> Requirements:
Where a line holds the string "this", return that line.
══ Input material
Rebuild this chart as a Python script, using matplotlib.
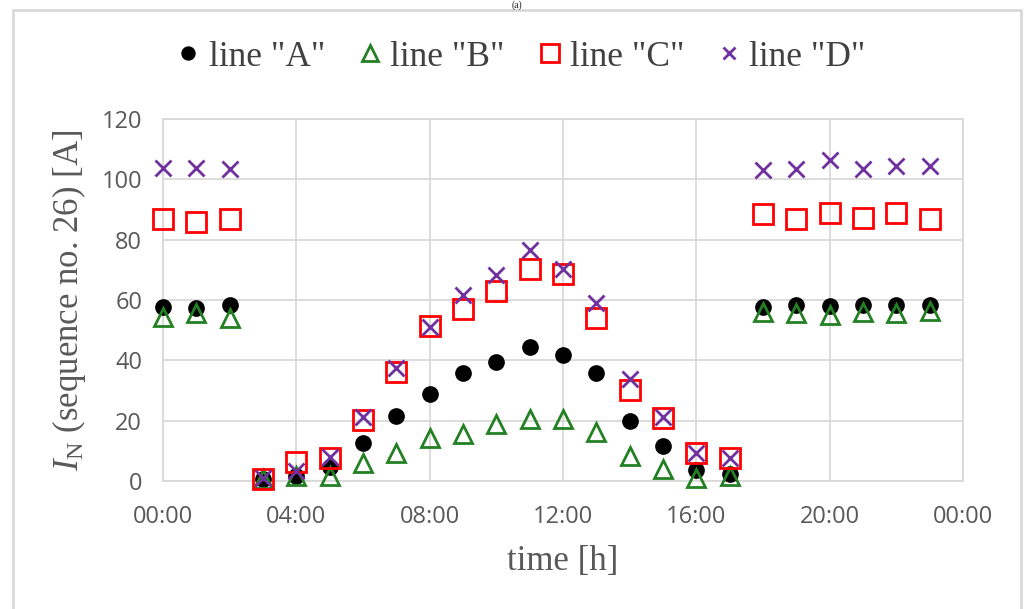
════
══ Input material
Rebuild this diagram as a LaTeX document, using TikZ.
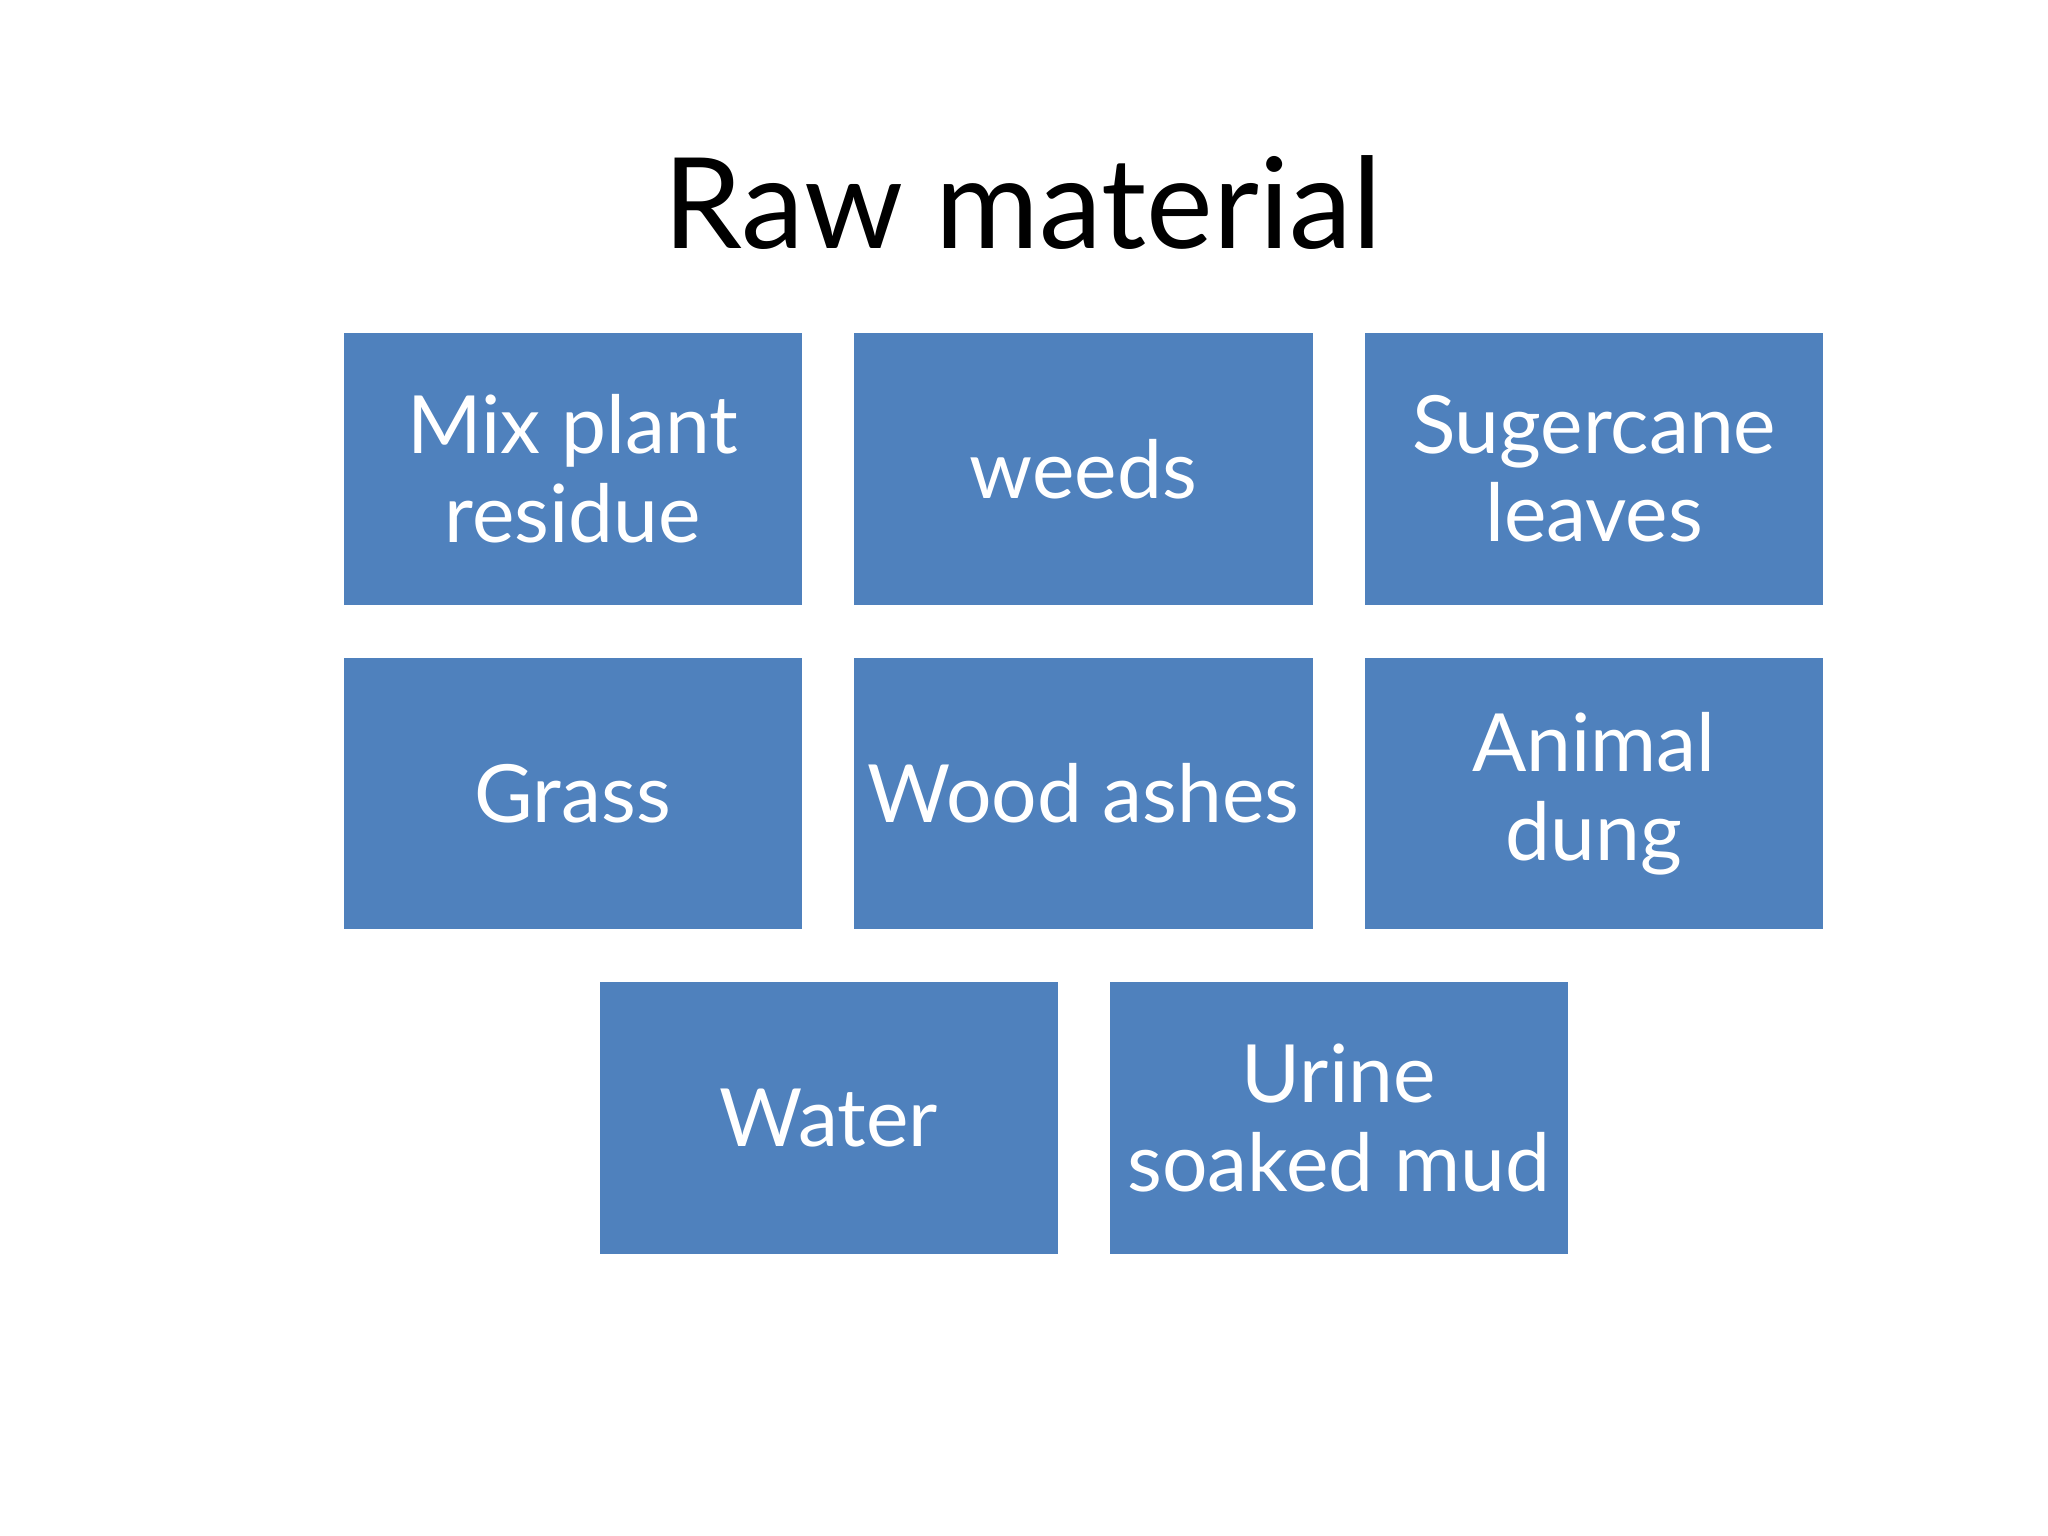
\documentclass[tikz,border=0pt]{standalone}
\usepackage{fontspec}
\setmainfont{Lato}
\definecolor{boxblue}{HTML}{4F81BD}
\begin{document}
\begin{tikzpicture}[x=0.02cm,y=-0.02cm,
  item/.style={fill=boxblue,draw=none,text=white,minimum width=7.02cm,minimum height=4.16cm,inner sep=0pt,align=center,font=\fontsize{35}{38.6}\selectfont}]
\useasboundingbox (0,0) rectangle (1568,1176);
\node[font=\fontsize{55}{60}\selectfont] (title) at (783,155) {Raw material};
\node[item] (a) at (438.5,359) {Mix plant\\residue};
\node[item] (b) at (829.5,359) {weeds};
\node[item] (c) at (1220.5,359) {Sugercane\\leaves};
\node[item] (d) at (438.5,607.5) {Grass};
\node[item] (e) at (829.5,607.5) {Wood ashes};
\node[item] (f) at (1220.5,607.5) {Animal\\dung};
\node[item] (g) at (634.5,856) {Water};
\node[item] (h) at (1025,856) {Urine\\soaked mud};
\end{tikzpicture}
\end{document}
════
> Full solution:
Rebuild this chart as a Python script, using matplotlib.
Rebuild this diagram as a LaTeX document, using TikZ.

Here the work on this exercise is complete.